I'm in the US, and nope, not required here. It is strongly encouraged, and I think it is extremely valuable, but no requirement at all. I never thought about if other countries required it... I'll have to look that up, that's interesting. We did have high level professionals in our program that "weeded out" anyone that they thought was too "soft" for the field, or anyone they thought might cause harm. But other than that, nothing I'm aware of, and I am professionally licensed, so I went through all the requirements.

 

PS... can I ask where you are? Why am I thinking Australia????

Posted

PS... can I ask where you are? Why am I thinking Australia????

 

Definitely not Australia.
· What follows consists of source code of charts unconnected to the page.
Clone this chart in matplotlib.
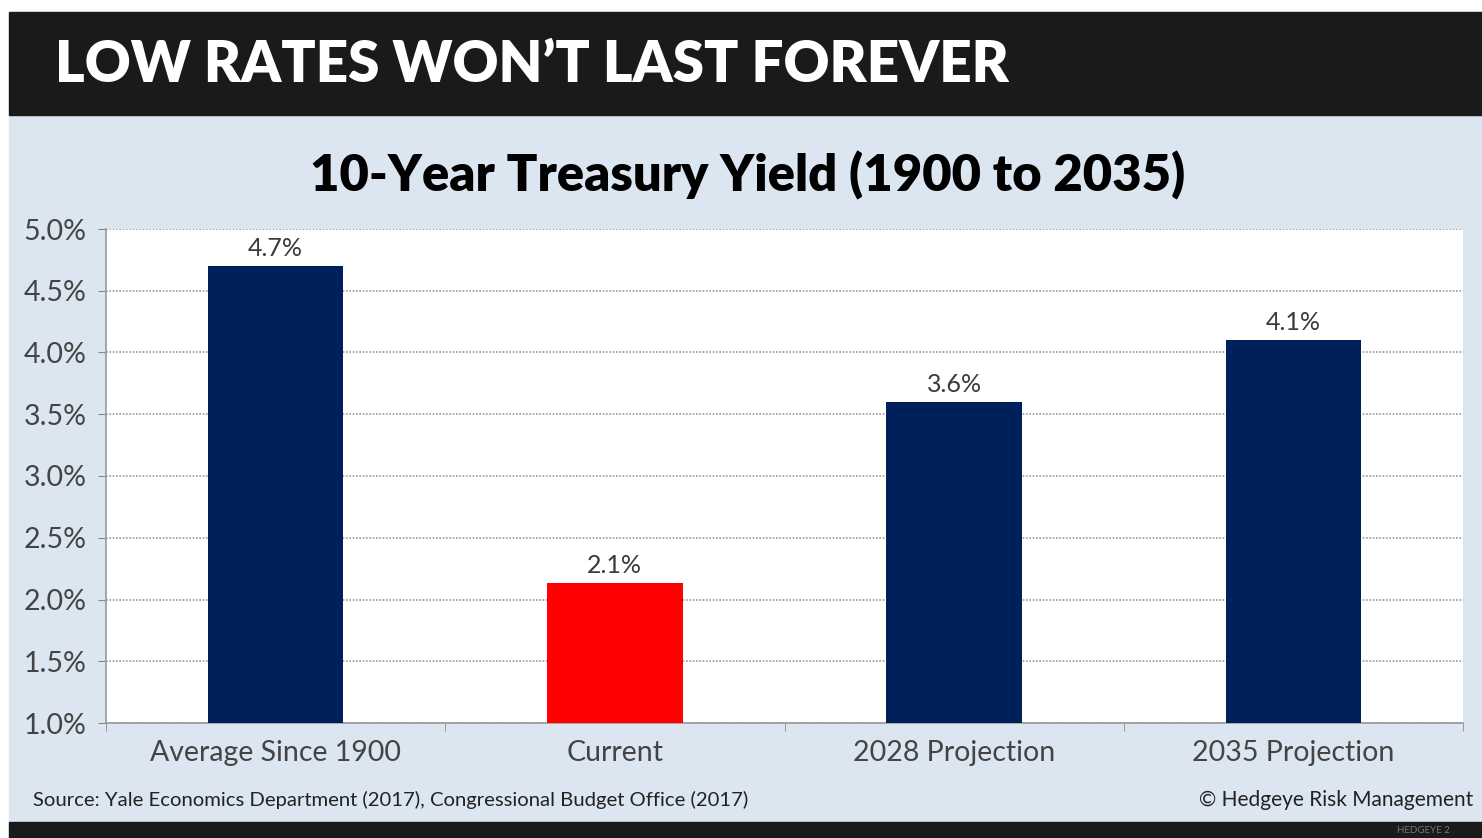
import matplotlib.pyplot as plt
from matplotlib.patches import Rectangle

# data
categories = ['Average Since 1900', 'Current', '2028 Projection', '2035 Projection']
values = [4.7, 2.13, 3.6, 4.1]
labels = ['4.7%', '2.1%', '3.6%', '4.1%']
colors = ['#00205b', '#ff0000', '#00205b', '#00205b']
yticks = [1.0, 1.5, 2.0, 2.5, 3.0, 3.5, 4.0, 4.5, 5.0]

plt.rcParams['font.family'] = ['Lato', 'DejaVu Sans']

fig = plt.figure(figsize=(14.82, 8.38), dpi=100)
fig.patch.set_facecolor('white')

# background panels
fig.patches.append(Rectangle((9/1482, 0), 1, 1 - 115/838, transform=fig.transFigure,
                             color='#dce6f1', zorder=-5))
fig.patches.append(Rectangle((9/1482, 1 - 115/838), 1, 103/838, transform=fig.transFigure,
                             color='#1a1a1a', zorder=-5))
fig.patches.append(Rectangle((9/1482, 0), 1, 16/838, transform=fig.transFigure,
                             color='#1a1a1a', zorder=-5))

fig.text(55/1482, 1 - 65/838, 'LOW RATES WON\u2019T LAST FOREVER', color='white',
         fontsize=40.7, fontweight='heavy', va='center', ha='left')
fig.text(748/1482, 1 - 175/838, '10-Year Treasury Yield (1900 to 2035)', color='black',
         fontsize=36.5, fontweight='heavy', va='center', ha='center')

ax = fig.add_axes([106/1482, 1 - 723/838, (1463 - 106)/1482, (723 - 229)/838])
ax.set_facecolor('white')
x = range(len(categories))
ax.bar(x, values, width=0.4, color=colors, zorder=3)
for i, v in enumerate(values):
    ax.text(i, v + 0.05, labels[i], ha='center', va='bottom', fontsize=18, color='#3a3a3a')

ax.set_ylim(1.0, 5.0)
ax.set_xlim(-0.5, len(categories) - 0.5)
ax.set_yticks(yticks)
ax.set_yticklabels(['%.1f%%' % t for t in yticks], fontsize=20.5, color='#444444')
ax.yaxis.grid(True, linestyle=(0, (1, 1)), color='#999999', linewidth=1.2, zorder=0)
ax.set_axisbelow(True)

ax.set_xticks(list(x))
ax.set_xticklabels(categories, fontsize=20.5, color='#444444')
ax.tick_params(axis='x', length=0, pad=12)
ax.set_xticks([i + 0.5 for i in range(-1, len(categories))], minor=True)
ax.tick_params(axis='x', which='minor', length=6, color='#888888', direction='out')
ax.tick_params(axis='y', length=6, color='#888888', pad=8)

for s in ['top', 'right']:
    ax.spines[s].set_visible(False)
for s in ['left', 'bottom']:
    ax.spines[s].set_color('#999999')
    ax.spines[s].set_linewidth(1.2)

fig.text(33/1482, 1 - 800/838, 'Source: Yale Economics Department (2017), Congressional Budget Office (2017)',
         fontsize=14.6, color='#222222', va='center', ha='left')
fig.text(1473/1482, 1 - 800/838, '\u00a9 Hedgeye Risk Management',
         fontsize=15, color='#222222', va='center', ha='right')
fig.text(1450/1482, 1 - 830/838, 'HEDGEYE 2', fontsize=7, color='#777777', va='center', ha='right')

fig.savefig('out.png', dpi=100)
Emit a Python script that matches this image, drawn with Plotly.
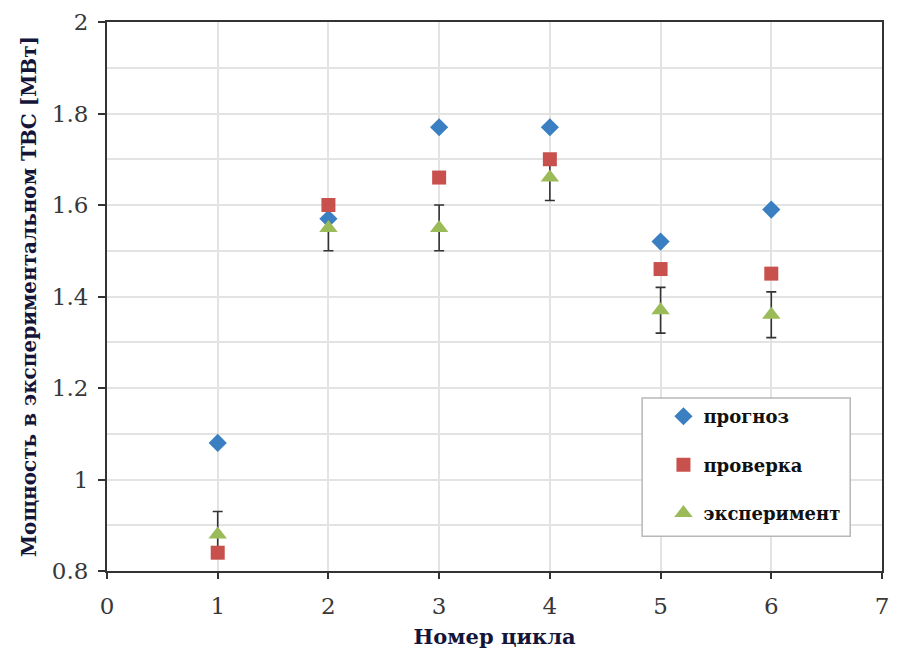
import plotly.graph_objects as go

cycles = [1, 2, 3, 4, 5, 6]
forecast = [1.08, 1.57, 1.77, 1.77, 1.52, 1.59]
check = [0.84, 1.60, 1.66, 1.70, 1.46, 1.45]
experiment = [0.88, 1.55, 1.55, 1.66, 1.37, 1.36]
experiment_err = [0.05, 0.05, 0.05, 0.05, 0.05, 0.05]

serif = "DejaVu Serif"
title_color = "#15153a"

fig = go.Figure()

# error bars of the measurement, drawn beneath all markers
fig.add_trace(go.Scatter(
    x=cycles, y=experiment, mode="markers",
    marker=dict(size=1, color="rgba(0,0,0,0)"),
    error_y=dict(type="data", array=experiment_err, visible=True,
                 color="#333333", thickness=1.6, width=5),
    showlegend=False, hoverinfo="skip",
))

fig.add_trace(go.Scatter(
    x=cycles, y=forecast, mode="markers", name="прогноз",
    legendgroup="a",
    marker=dict(symbol="diamond", size=14, color="#3a7fc1"),
))
fig.add_trace(go.Scatter(
    x=cycles, y=check, mode="markers", name="проверка",
    legendgroup="b",
    marker=dict(symbol="square", size=14, color="#c8504d"),
))
fig.add_trace(go.Scatter(
    x=cycles, y=experiment, mode="markers", name="эксперимент",
    legendgroup="c",
    marker=dict(symbol="triangle-up", size=16, color="#9bbb59"),
))

# framed box behind the legend entries
fig.add_shape(
    type="rect", xref="paper", yref="paper",
    x0=0.6905, x1=0.959, y0=0.0634, y1=0.315,
    fillcolor="white", line=dict(color="#b8b8b8", width=1.5),
    layer="above",
)

fig.update_layout(
    width=898, height=660,
    margin=dict(l=107, r=9, t=19, b=89),
    plot_bgcolor="white", paper_bgcolor="white",
    font=dict(family=serif, color="#333333"),
    legend=dict(
        x=0.718, y=0.315, xanchor="left", yanchor="top",
        bgcolor="rgba(0,0,0,0)", borderwidth=0,
        font=dict(family=serif, size=18, color="#111111", weight="bold"),
        traceorder="grouped", tracegroupgap=22,
    ),
    xaxis=dict(
        range=[0, 7], dtick=1, tick0=0,
        showgrid=True, gridcolor="#e3e3e3", gridwidth=1.5,
        zeroline=False, showline=True, linecolor="#333333", linewidth=2,
        mirror=True,
        ticks="outside", ticklen=6, tickwidth=1.5, tickcolor="#333333",
        ticklabelstandoff=7,
        tickfont=dict(family=serif, size=23, color="#383838"),
        title=dict(text="Номер цикла",
                   font=dict(family=serif, size=21, color=title_color, weight="bold"),
                   standoff=12),
    ),
    yaxis=dict(
        range=[0.8, 2.0], dtick=0.2, tick0=0.8,
        showgrid=True, gridcolor="#e3e3e3", gridwidth=1.5,
        minor=dict(dtick=0.1, showgrid=True, gridcolor="#e3e3e3", gridwidth=1.5),
        zeroline=False, showline=True, linecolor="#333333", linewidth=2,
        mirror=True,
        ticks="outside", ticklen=7, tickwidth=1.5, tickcolor="#333333",
        ticklabelstandoff=5,
        tickfont=dict(family=serif, size=23, color="#383838"),
        tickformat="~g",
        title=dict(text="Мощность в экспериментальном ТВС [МВт]",
                   font=dict(family=serif, size=20, color=title_color, weight="bold"),
                   standoff=10),
    ),
)

fig.write_html("out.html")
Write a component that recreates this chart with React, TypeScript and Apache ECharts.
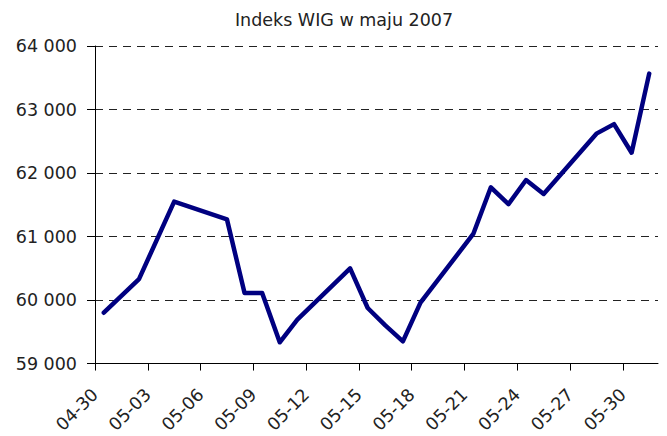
import React, { useEffect, useRef } from "react";
import * as echarts from "echarts";

const titleText = "Indeks WIG w maju 2007";
const dates = [
  "04-30", "05-02", "05-04", "05-07", "05-08", "05-09", "05-10", "05-11",
  "05-14", "05-15", "05-16", "05-17", "05-18", "05-21", "05-22", "05-23",
  "05-24", "05-25", "05-28", "05-29", "05-30", "05-31",
];
const values = [
  59800, 60330, 61550, 61270, 60110, 60110, 59335, 59690,
  60500, 59875, 59600, 59350, 59960, 61040, 61775, 61510,
  61890, 61670, 62620, 62770, 62320, 63565,
];
const tickDays = [0, 3, 6, 9, 12, 15, 18, 21, 24, 27, 30];
const yMin = 59000;
const yMax = 64000;
const yStep = 1000;

const DAY = 86400000;
const base = Date.UTC(2007, 3, 30);
function dayIndex(md: string): number {
  const [m, d] = md.split("-").map(Number);
  return Math.round((Date.UTC(2007, m - 1, d) - base) / DAY);
}
function dayLabel(idx: number): string {
  const dt = new Date(base + idx * DAY);
  const m = String(dt.getUTCMonth() + 1).padStart(2, "0");
  const d = String(dt.getUTCDate()).padStart(2, "0");
  return `${m}-${d}`;
}

const FONT = "DejaVu Sans";

export default function App() {
  const ref = useRef<HTMLDivElement>(null);
  useEffect(() => {
    document.body.style.margin = "0";
    if (!ref.current) return;
    const chart = echarts.init(ref.current, undefined, { renderer: "svg" });
    const seriesData = dates.map((d, i) => [dayIndex(d) + 0.5, values[i]]);
    chart.setOption({
      animation: false,
      title: {
        text: titleText,
        left: 339,
        textAlign: "center",
        top: 6,
        textStyle: { fontFamily: FONT, fontSize: 17.5, fontWeight: "normal", color: "#222" },
      },
      grid: { left: 95, right: 9, top: 46, bottom: 72 },
      xAxis: {
        type: "value",
        min: 0,
        max: 32,
        interval: 3,
        axisLine: { show: true, onZero: false, lineStyle: { color: "#000", width: 1 } },
        axisTick: { show: true, length: 7, inside: false, customValues: tickDays, lineStyle: { color: "#000" } },
        axisLabel: {
          customValues: tickDays,
          rotate: 45,
          margin: 28,
          fontFamily: FONT,
          fontSize: 17.5,
          color: "#222",
          formatter: (v: number) => dayLabel(v),
        },
        splitLine: { show: false },
      },
      yAxis: {
        type: "value",
        min: yMin,
        max: yMax,
        interval: yStep,
        axisLine: { show: true, lineStyle: { color: "#000", width: 1 } },
        axisTick: { show: true, length: 8, lineStyle: { color: "#000" } },
        axisLabel: {
          margin: 18,
          fontFamily: FONT,
          fontSize: 17.5,
          color: "#222",
          formatter: (v: number) => String(v).replace(/\B(?=(\d{3})+(?!\d))/g, " "),
        },
        splitLine: { show: true, lineStyle: { color: "#222", width: 1, type: [8, 6] } },
      },
      series: [
        {
          type: "line",
          data: seriesData,
          showSymbol: false,
          symbol: "none",
          lineStyle: { color: "#000080", width: 4.5, cap: "round", join: "round" },
        },
      ],
    });
    return () => chart.dispose();
  }, []);
  return <div ref={ref} style={{ width: 667, height: 436 }} />;
}
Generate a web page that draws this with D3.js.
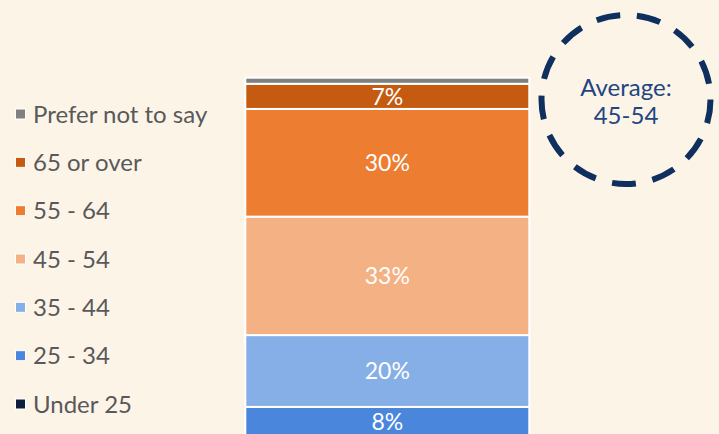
<!DOCTYPE html>
<html>
<head>
<meta charset="utf-8">
<script src="https://cdn.jsdelivr.net/npm/d3@7"></script>
<style>
  html, body { margin: 0; padding: 0; background: #FDF4E8; }
  svg { display: block; }
  text { font-family: Lato, "Open Sans", sans-serif; }
</style>
</head>
<body>
<svg id="chart" width="719" height="434"></svg>
<script>
// Age groups, bottom of the stack first
const categories = ["Under 25", "25 - 34", "35 - 44", "45 - 54", "55 - 64", "65 or over", "Prefer not to say"];
const shares = [0.3, 8, 20, 33, 30, 7, 1.7];
const colors = ["#0E1F3D", "#4A86DB", "#86AEE7", "#F4B183", "#ED7D31", "#C55A11", "#808080"];
const valueLabels = ["", "8%", "20%", "33%", "30%", "7%", ""];
const averageText = ["Average:", "45-54"];

const svg = d3.select("#chart");

// Cumulative stack from the bottom up
const stack = [];
let acc = 0;
categories.forEach((c, i) => {
  stack.push({ cat: c, value: shares[i], y0: acc, y1: acc + shares[i], color: colors[i], label: valueLabels[i] });
  acc += shares[i];
});
const total = acc;

const pxPerPoint = 3.59;
const barTop = 77.7;
const x = d3.scaleBand().domain(["all"]).range([245.3, 529.3]).padding(0);
const y = d3.scaleLinear().domain([0, total]).range([barTop + total * pxPerPoint, barTop]);

const bar = svg.append("g");
bar.selectAll("rect")
  .data(stack)
  .join("rect")
  .attr("x", x("all"))
  .attr("width", x.bandwidth())
  .attr("y", d => y(d.y1))
  .attr("height", d => y(d.y0) - y(d.y1))
  .attr("fill", d => d.color)
  .attr("stroke", "#ffffff")
  .attr("stroke-width", 2);

bar.selectAll("text")
  .data(stack.filter(d => d.label))
  .join("text")
  .attr("x", x("all") + x.bandwidth() / 2)
  .attr("y", d => (y(d.y0) + y(d.y1)) / 2)
  .attr("dy", "0.36em")
  .attr("text-anchor", "middle")
  .attr("fill", "#ffffff")
  .attr("font-size", 23)
  .text(d => d.label);

// Legend, top entry = top of the stack
const legendItems = categories.slice().reverse();
const legendColors = colors.slice().reverse();
const ly = d3.scalePoint().domain(legendItems).range([114, 404]);
const legend = svg.append("g");
legend.selectAll("rect")
  .data(legendItems)
  .join("rect")
  .attr("x", 15.5)
  .attr("y", d => ly(d) - 5)
  .attr("width", 10)
  .attr("height", 10)
  .attr("fill", (d, i) => legendColors[i])
  .attr("stroke", "#ffffff")
  .attr("stroke-width", 1);
legend.selectAll("text")
  .data(legendItems)
  .join("text")
  .attr("x", 33)
  .attr("y", d => ly(d))
  .attr("dy", "0.36em")
  .attr("fill", "#595959")
  .attr("font-size", 24)
  .text(d => d);

// Dashed callout circle with the average band
const callout = svg.append("g").attr("transform", "translate(626,99.5)");
callout.append("circle")
  .attr("r", 84.5)
  .attr("fill", "none")
  .attr("stroke", "#0F2F5E")
  .attr("stroke-width", 6)
  .attr("stroke-dasharray", "24 16.85");
callout.selectAll("text")
  .data(averageText)
  .join("text")
  .attr("x", 0)
  .attr("y", (d, i) => -3.8 + i * 28.3)
  .attr("text-anchor", "middle")
  .attr("fill", "#1F4682")
  .attr("font-size", 24)
  .text(d => d);
</script>
</body>
</html>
Registration as a clinical psychologist requires either a masters degree by research or four years undergraduate study plus two years supervised clinical practice.

 

I find the idea of having to have been in a therapeutic relationship a very, very strange credentialling requirement.

 

Not required for nurses, social workers, psychiatrists, or allied health professionals in australia either. I have never heard of it as a requirement for any clinician.

Posted

When I was training for my Social Work qualification we had to, as part of the psychology section of the course, undertake some very deep self examination, linking life stages to theory, showing growth etc. Empathy for the client underpinned all practice along with other core values. personal examination for this was in greater depth than that for my psychology qualification which was more academic based than personal. I too have worked in the field of mental health, the aim being to empathise while sticking to core values which was meant to ensure everyone had the same treatment (not medical treatment) and not influenced by the worker and their view.

 

IME research and published papers can be found to explain or used to discuss most situations, theories or substantiate outcomes. I could, if I had the time or inclination, find hundreds of reports or published pieces to support most views and, by association, the same number to support opposing views. I have found very few research reports to be totally non skewed. I tend to take things as they present to me at that time and if required to make a judgement, try to ensure it is not value base laden, which is very hard, we are all influenced by our world view. I used to say I left 'me' at home and that while in work the professional me was in the building. Much the same as I try to do on LS.